Woking has core revenues of around £16 million a year, and debts of around £1.8 BILLION currently. That debt to income ratio is the biggest we’ve seen so far in failed councils.  It is likely that something around £600 million, maybe more, will need to be written off in terms of current asset valuations. A review into how this happened found that within the overall figure, the council borrowed £160m for purposes outside regulations and had “sub-optimal record keeping.”  A huge amount was borrowed from the central government controlled Public Works Loans Body (PWLB) and total debts may end up at over £2 billion. A Section 114 notice has halted all spending on non-essential services.

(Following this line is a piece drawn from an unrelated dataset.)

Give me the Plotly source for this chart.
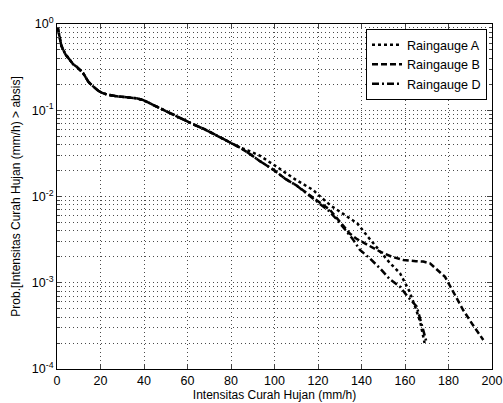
import plotly.graph_objects as go

# ---- data ----
x_common = [0.3, 0.6, 1.0, 1.4, 2.0, 2.9, 4.0, 5.0, 6.0, 7.5, 9.0, 10.0, 12.0, 13.0,
            14.4, 16.0, 17.5, 19.0, 20.5, 23.0, 26.7, 30.0, 34.3, 37.0, 39.7, 42.8,
            45.0, 50.0, 53.5, 58.0, 63.0, 68.0, 75.0, 79.5, 84.0]
y_common = [0.92, 0.85, 0.75, 0.65, 0.56, 0.50, 0.44, 0.41, 0.38, 0.34, 0.32, 0.30,
            0.27, 0.245, 0.214, 0.195, 0.18, 0.168, 0.16, 0.152, 0.146, 0.143, 0.141,
            0.137, 0.131, 0.12, 0.112, 0.098, 0.089, 0.079, 0.068, 0.060, 0.049,
            0.043, 0.037]

x_a = [88, 93, 100, 105, 110, 117.8, 120, 126, 132, 138, 143, 148, 153, 157.7,
       159.5, 162, 165, 167, 169]
y_a = [0.034, 0.030, 0.023, 0.019, 0.0155, 0.0119, 0.0105, 0.0078, 0.0062, 0.0049,
       0.0034, 0.0024, 0.0017, 0.00129, 0.00105, 0.0008, 0.0005, 0.00035, 0.0002]

x_b = [88, 93, 100, 105, 110, 114.8, 120, 125.5, 130, 134.7, 138, 142, 148.5, 154,
       159.2, 165, 168.4, 171.5, 175, 178.4, 182, 186.8, 191, 196]
y_b = [0.032, 0.026, 0.020, 0.016, 0.0135, 0.0109, 0.0088, 0.0070, 0.0052, 0.0037,
       0.0032, 0.0028, 0.0023, 0.0020, 0.00184, 0.00178, 0.00176, 0.00168, 0.0014,
       0.00117, 0.0008, 0.00048, 0.00033, 0.000217]

x_d = [88, 93, 100, 105, 110, 114.8, 120, 125, 129, 133, 136, 139.3, 144, 148.5,
       153, 157.7, 161, 165.4, 167, 168.5, 170]
y_d = [0.032, 0.026, 0.020, 0.016, 0.0135, 0.0108, 0.0085, 0.0068, 0.0053, 0.0040,
       0.0032, 0.0024, 0.0019, 0.00147, 0.0011, 0.0009, 0.0007, 0.00053, 0.00037,
       0.00028, 0.0002]

names = ["Raingauge A", "Raingauge B", "Raingauge D"]
x_ticks = [0, 20, 40, 60, 80, 100, 120, 140, 160, 180, 200]
y_ticks = [1e-4, 1e-3, 1e-2, 1e-1, 1e0]
y_ticktext = ["10<sup>-4</sup>", "10<sup>-3</sup>", "10<sup>-2</sup>",
              "10<sup>-1</sup>", "10<sup>0</sup>"]

series = [
    (names[0], x_common + x_a, y_common + y_a, "dot"),
    (names[1], x_common + x_b, y_common + y_b, "6px,3px"),
    (names[2], x_common + x_d, y_common + y_d, "7px,3px,2px,3px"),
]

fig = go.Figure()
for name, xs, ys, dash in series:
    fig.add_trace(go.Scatter(x=xs, y=ys, mode="lines", name=name,
                             line=dict(color="black", width=2.5, dash=dash)))

font = "Liberation Sans, Arial, Helvetica, sans-serif"
grid_col = "#4a4a4a"
grid_dash = "1px,3px"
fig.update_layout(
    width=503, height=403,
    margin=dict(l=57, r=11, t=24, b=34, autoexpand=False),
    paper_bgcolor="white", plot_bgcolor="white",
    font=dict(family=font, size=12, color="black"),
    showlegend=True,
    legend=dict(x=0.9885, y=0.985, xanchor="right", yanchor="top",
                bgcolor="white", bordercolor="black", borderwidth=1,
                font=dict(size=12.6), tracegroupgap=0),
    xaxis=dict(range=[0, 200], tickvals=x_ticks, ticks="inside", ticklen=5,
               automargin=False,
               showline=True, linecolor="black", linewidth=1, mirror="allticks",
               showgrid=True, gridcolor=grid_col, griddash=grid_dash, gridwidth=1,
               zeroline=False, tickfont=dict(size=12.5),
               title=dict(text="Intensitas Curah Hujan (mm/h)", font=dict(size=12),
                          standoff=0)),
    yaxis=dict(type="log", range=[-4, 0], tickvals=y_ticks, ticktext=y_ticktext,
               ticks="inside", ticklen=5, automargin=False,
               showline=True, linecolor="black", linewidth=1, mirror="allticks",
               showgrid=True, gridcolor=grid_col, griddash=grid_dash, gridwidth=1,
               zeroline=False, tickfont=dict(size=12.5),
               minor=dict(dtick="D1", ticks="inside", ticklen=3, showgrid=True,
                          gridcolor=grid_col, griddash=grid_dash, gridwidth=1),
               title=dict(text="Prob.[Intensitas Curah Hujan (mm/h) > absis]",
                          font=dict(size=12), standoff=8)),
)

fig.write_html("out.html",
               config={"displayModeBar": False},
               post_script="document.body.style.margin='0';"
                           "document.body.style.overflow='hidden';")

As the Guardian said: “In Woking’s case, the 114 notice shows the council had advanced the colossal sum of £1.3bn – money borrowed from the PWLB – to joint venture companies, notably Victoria Square Woking Ltd, in which the council held a 48% stake and a Northern Irish developer, Moyallen Holdings, held the majority. Then the value of the assets fell”.

There are also questions about why Woking partnered with Moyallen, a relatively small property company, for the Victoria Square development. That venture still operates, but the Bank of Ireland placed four of Moyallen’s other operating units into administration – including two entities used to control the Peacocks Centre at Woking.  The council’s former chief executive was allowed to operate far too independently, it seems. An “acquisition opportunity fund” allowed him to spend up to £3m on regeneration projects without formally approval from the council or executive, and that led to purchases including farmland for £1.5m, and £2.3m on two pubs, one of which burnt down!

Primary responsibility must fall with characters who have all moved on now – previous Tory Leader of the Council, David Bittleston, Chief Executive Terry Morgan, and Finance Director Leigh Clarke.  It would be good to see those three in court charged with malfeasance in public office. However, all the councillors who failed to raise the alarm also share some blame. One councillor tried to sound the alarm about the dealings but was shouted down in council meetings.

But other stakeholders who deserve a lot more criticism than they are getting are those in central government. The majority of the loans came from the PWLB – a central government body within the Treasury that lends money to local councils. Concerned observers had contacted Treasury and the Department responsible for local government – currently called the Department for Levelling Up, Housing, and Communities (DLUHC) – about Woking but were ignored. In 2017, the Times  “raised the alarm about reckless council spending” but were told by central government that “ that there were “strong checks and balances” in place to protect taxpayers’ cash”. 

Well that was clearly total nonsense, so Treasury and DLUHC must share some of the blame for this fiasco. Partly because of that, government will have to bail out the council. There is no way local taxpayers can cover the debt (without bankrupting them personally) so this will effectively end up as a wider taxpayer debt write-off.

In recent years, we’ve seen both Labour and Tory councils getting into trouble around bad investments, bad buying and criminality at times too. This is about personal and systemic failures, not really party politics, although central government has failed to monitor the gross incompetence of these councils.  So given the outlook for the next general election, and if Labour are serious about giving more power to local councils, we really need some new parallel measures put in place. We have to make sure more power does not simply lead to more huge failures, with more crooks and incompetents wasting or stealing huge amounts of our money.